Gesture control for apps and gaming
The gesture control world of Minority Report is getting closer every day. Nintendo began development of their ground-breaking Wii controller way back in 2001 and since then gesture control has moved slowly but surely into the mainstream. The partypoker mobile app is an interesting example of gesture control being used in a natural and intuitive way rather than just as a gimmicky bolt-on. The poker app enables you to discard cards or place bets with gestures appropriate to the game. This approach is now being echoed by a range of games developers: Horn is a third person adventure game in which all the action is controlled by touch and gesture.

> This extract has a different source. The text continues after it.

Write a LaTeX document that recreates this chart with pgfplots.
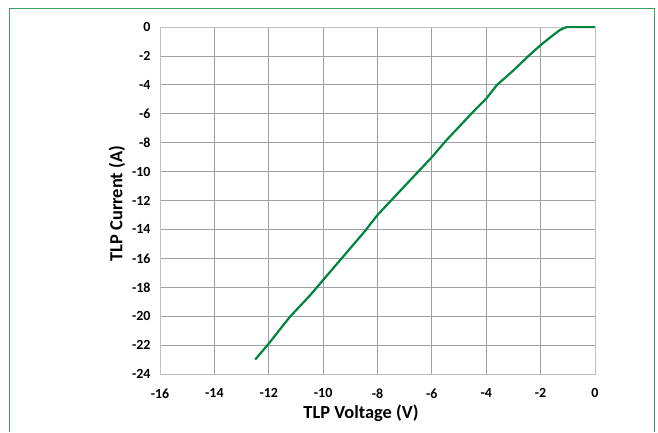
\documentclass[border=0pt]{standalone}
\usepackage{pgfplots}
\pgfplotsset{compat=1.18}
\usepackage{fontspec}
\setmainfont{Carlito}
\definecolor{framegreen}{RGB}{60,160,100}
\definecolor{curvegreen}{RGB}{0,133,63}
\definecolor{gridgray}{RGB}{160,160,160}
\begin{document}
\begin{tikzpicture}[x=1bp,y=1bp]
\path[use as bounding box] (0,0) rectangle (658,432);
\draw[framegreen,line width=1.2bp] (9.5,0) -- (9.5,423.5) -- (654.5,423.5) -- (654.5,0);
\begin{axis}[
  at={(160bp,58bp)}, anchor=south west,
  scale only axis, width=435bp, height=347bp,
  xmin=-16, xmax=0, ymin=-24, ymax=0,
  xtick={-16,-14,...,0}, ytick={-24,-22,...,0},
  grid=major,
  major grid style={gridgray, line width=0.8bp},
  axis line style={gridgray!120!black, line width=0.9bp},
  tick style={draw=none},
  /pgf/number format/assume math mode=true,
  ticklabel style={font=\fontsize{14}{16}\selectfont\bfseries},
  yticklabel style={xshift=-6bp},
  xticklabel style={yshift=-11bp},
  xlabel={TLP Voltage (V)},
  ylabel={TLP Current (A)},
  label style={font=\fontsize{18.5}{22}\selectfont\bfseries},
  xlabel style={at={(axis description cs:0.462,-0.1124)}, anchor=center},
  ylabel style={at={(axis description cs:-0.0989,0.491)}, anchor=center, rotate=0},
]
\addplot[curvegreen, line width=2.2bp, line join=round] coordinates {
(-12.5,-23.0) (-12.0,-21.9) (-11.5,-20.7) (-11.2,-20.0) (-11.0,-19.6)
(-10.5,-18.6) (-10.0,-17.5) (-9.5,-16.4) (-9.0,-15.3) (-8.5,-14.2)
(-8.0,-13.0) (-7.5,-12.0) (-7.0,-11.0) (-6.5,-10.0) (-6.0,-9.0)
(-5.5,-7.9) (-5.0,-6.9) (-4.5,-5.9) (-4.0,-4.95) (-3.6,-4.0)
(-3.0,-3.0) (-2.5,-2.1) (-2.0,-1.25) (-1.6,-0.65) (-1.3,-0.22)
(-1.1,-0.04) (-1.0,0) (0,0)
};
\end{axis}
\end{tikzpicture}
\end{document}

Android apps such as ‘Side Control’ enable you to create a specific gesture for a particular task, likewise, iGest Gesture Launcher enables you to create a gesture and associate it with an action.
Car manufacturers are continuing to experiment and implement gesture control
Major car manufacturers have been exploring the applications of gesture control for some time now and current models of BMW, Mercedes-Benz, Audi, Volvo and Volkswagen all have versions of gesture control. It is much safer to control the volume of music in your car, or switch track by gesture control rather than momentarily taking your eyes off the road to touch a screen. It’s much more convenient, when your arms are full, to open and close the boot of your car with a swipe of your foot.
The potential of gesture control for the physically impaired
The potential applications for the physically impaired are also significant. The Thalmic Labs’ Myo armband allows the user to operate multi-function gesture control which, with the aid of a robotic arm, would enable impaired users to perform previously impossible tasks. In a dangerous environment, gesture control would allow precise control of robotic devices. Windows Kinect which began as whole-body gesture control has been refined to enable hand gesture control.
So what developments are we likely to see next? The Fraunhofer Institute for Computer Graphics Research (IGD) in Rostock, Germany is exploring the application of facial gesture technology, known as EarfieldSensing (EarFS). This is technology which will enable the tracking of blinks, mouth movements and face movement. The world of Bewitched is just a nose twitch away.